1.4 Belanghebbende heeft tegen de uitspraak van de Rechtbank hoger beroep ingesteld. De Inspecteur heeft een verweerschrift ingediend.
1.5 Het onderzoek ter zitting heeft plaatsgevonden op 12 augustus 2025 te Leeuwarden. Daarbij zijn verschenen en gehoord A.F.J.M. Verhoeven, als de gemachtigde van belanghebbende, alsmede [naam2] en [naam3] namens de Inspecteur.
1.6 De gemachtigde van belanghebbende heeft voorafgaand aan de zitting een pleitnota naar het Hof en de wederpartij gestuurd, welke geacht wordt ter zitting te zijn voorgedragen.
1.7 Van het verhandelde ter zitting is een proces-verbaal opgemaakt, dat bij deze uitspraak is gevoegd.
2 De vaststaande feiten
2.1 Met dagtekening 26 augustus 2019 heeft belanghebbende aangifte BPM gedaan voor een Chausson Trigano F14 ( [kenteken] ) (hierna: de kampeerauto). De verschuldigde BPM die is aangegeven bedraagt € 8.020, berekend naar een netto catalogusprijs van € 31.400, rekening houdend met een afschrijving aan de hand van de forfaitaire afschrijvingstabel.
2.2 De datum eerste toelating van de kampeerauto is 27 augustus 2018.
3 Het geschil, de standpunten en conclusies van partijen
3.1 In geschil is of de uitspraak van de Rechtbank juist is.
3.2 Belanghebbende beantwoordt deze vraag ontkennend en concludeert tot vernietiging van de uitspraak van de Rechtbank.
3.3 De Inspecteur beantwoordt de hiervoor – onder 3.1 – vermelde vraag bevestigend en concludeert tot bevestiging van de uitspraak van de Rechtbank.
3.4 Beide partijen hebben voor hun standpunt aangevoerd wat is vermeld in de van hen afkomstige stukken. Daaraan hebben zij ter zitting toegevoegd hetgeen is vermeld in het bij deze uitspraak gevoegde proces-verbaal van de zitting.
4 Beoordeling van het geschil
Bevoegdheid uitleggen Unierecht
4.1 De gemachtigde van belanghebbende voert aan dat de nationale rechters het Unierecht niet mogen uitleggen en dat alleen het Hof van Justitie van de Europese Unie (Hof van Justitie) die bevoegdheid heeft.
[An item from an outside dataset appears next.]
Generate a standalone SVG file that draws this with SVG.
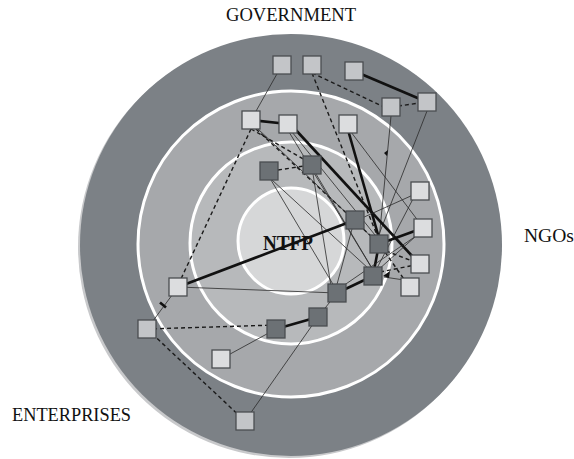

4.2 Dit betoog kan niet slagen. De nationale rechters zijn verplicht om het Unierecht toe te passen (vgl. HvJ 14 september 2017, ECLI:EU:C:2017:687). Indien een nationale rechter het wenselijk of noodzakelijk acht, kan hij over de uitleg van het Unierecht prejudiciële vragen stellen aan het Hof van Justitie. Alleen de nationale rechter tegen wiens beslissingen geen hoger beroep kan worden ingesteld heeft op grond van artikel 267 van het Verdrag inzake de werking van de Europese Unie (VWEU) een plicht zich tot het Hof van Justitie te wenden bij vragen over de uitleg van het Unierecht als daarover onduidelijkheid bestaat.
4.3 In de onderhavige procedure ziet het Hof geen aanleiding tot het stellen van prejudiciële vragen aan het Hof van Justitie. In dat verband wordt opgemerkt dat de uitspraken van het Hof vatbaar zijn voor cassatieberoep bij de Hoge Raad, zodat artikel 267 VWEU niet dwingt tot het voorleggen van prejudiciële vragen aan het Hof van Justitie (vgl. Hof Arnhem-Leeuwarden 2 februari 2021, ECLI:NL:GHARL:2021:936, r.o. 4.2).
BPM-bedrag
4.4 Belanghebbende stelt zich op het standpunt dat de BPM te hoog is vastgesteld. Voor de restant BPM bij een binnenlandse kampeerauto wordt aangesloten bij de restantwaarde van de bestelauto waarop deze is gebaseerd. Door voor te importeren voertuigen een andere grondslag of heffingsmodaliteit te gebruiken, wordt inbreuk gemaakt op artikel 110 van het VWEU. De Inspecteur dient voor de waarde van de onderhavige geïmporteerde kampeerauto aan te sluiten bij een koerslijstwaarde van een soortgelijke of vergelijkbare binnenlandse bestelauto (Fiat, type Ducato).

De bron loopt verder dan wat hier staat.